May 15,2014 - Last updated at May 15,2014

I was struck a couple of weeks ago by a BBC report about epidemiologist Gary Slutkin’s theory that violence is a disease.

In his view, violence develops like a disease and spreads like a disease, and therefore it can be contained and treated like a disease.

The causes, the symptoms and the treatment are based on the same principle diseases are.

At present, terrorism — like a contagious disease — is  plaguing many parts of the world, destroying communities and even entire countries. Somalia, Afghanistan, Iraq, Pakistan, Yemen and Syria are some examples.

But also like a disease, it spreads into other communities and countries, especially the more vulnerable ones.

The shameful kidnapping of over 200 Nigerian girls by Boko Haram is the latest example of how the disease is spreading from country to country and continent to continent, and how its victims are largely innocent people.

Terrorism is global. No country is immune from it, no race, no ethnicity and no religion.

Several countries, of course, are more successful at fighting terror, curbing, to some extent, its influence in certain places. Overall, however, it has escalated and is spreading fast.

Much needs to be done to try to eliminate this malady.

The first important step, I believe, is to criminalise it. It has to be said loud and clear, by all concerned, that terror is a crime and that anyone practising it under any justification is a criminal.

This is especially true with respect to terror spread in the name of religion, which nowadays seems to be the most dominant.

Some time ago, some “Islamist” terrorists claimed to be fighting American and European imperialism. They used certain injustices caused by foolish American and European actions to justify their terror.

At that point, they may have had some sympathisers, especially people who were directly hurt by or who were against Western imperialism.

Now these same terrorists are killing their own people and destroying their own countries. What is their justification now?

It is indeed important that a number of Arab and Muslim countries criminalised terrorist acts recently. One hopes that the rest will follow suit.

Equally importantly, Islamic scholars need to come out and speak loud and clear, perhaps through a fatwa, that any Arab or Muslim who resorts to terror under any pretext and in any region in the world is not a Muslim and that what he/she does is a great sin.

Some scholars have said so, but many have yet to express their objection.

They should criminalise both those who act and those, including pseudo or misguided religious scholars, who abet or instigate terror.

The same thing should be done by Christian and Jewish scholars and countries about their own terrorists and instigators of terror.

In the occupied Palestinian territories, for example, many acts of violence and terror are committed by Jewish terrorists (they call them extremists, but they are terrorists) against innocent  Palestinians.

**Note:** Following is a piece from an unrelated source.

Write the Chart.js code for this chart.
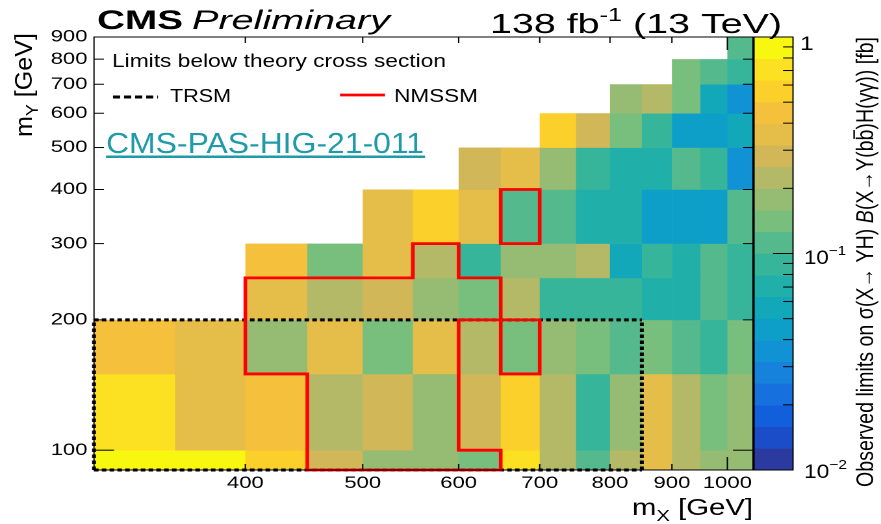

Israel, which insists on calling itself a “Jewish” state, should speak out about Jewish terrorism in Palestinian territories and adopt specific and transparent measures to curb and eliminate it.

The entire international community should come up with strategies, mechanisms, resources and effort to fight terrorism the way we confront and fight any contagious disease.

The world still lacks a unified strategy or mechanism to deal with terror.

Now that Slutkin has come up with what looks like a most commonsensical and systematic method of dealing with violence and terror, one hopes that something more serious and effective can be done about it.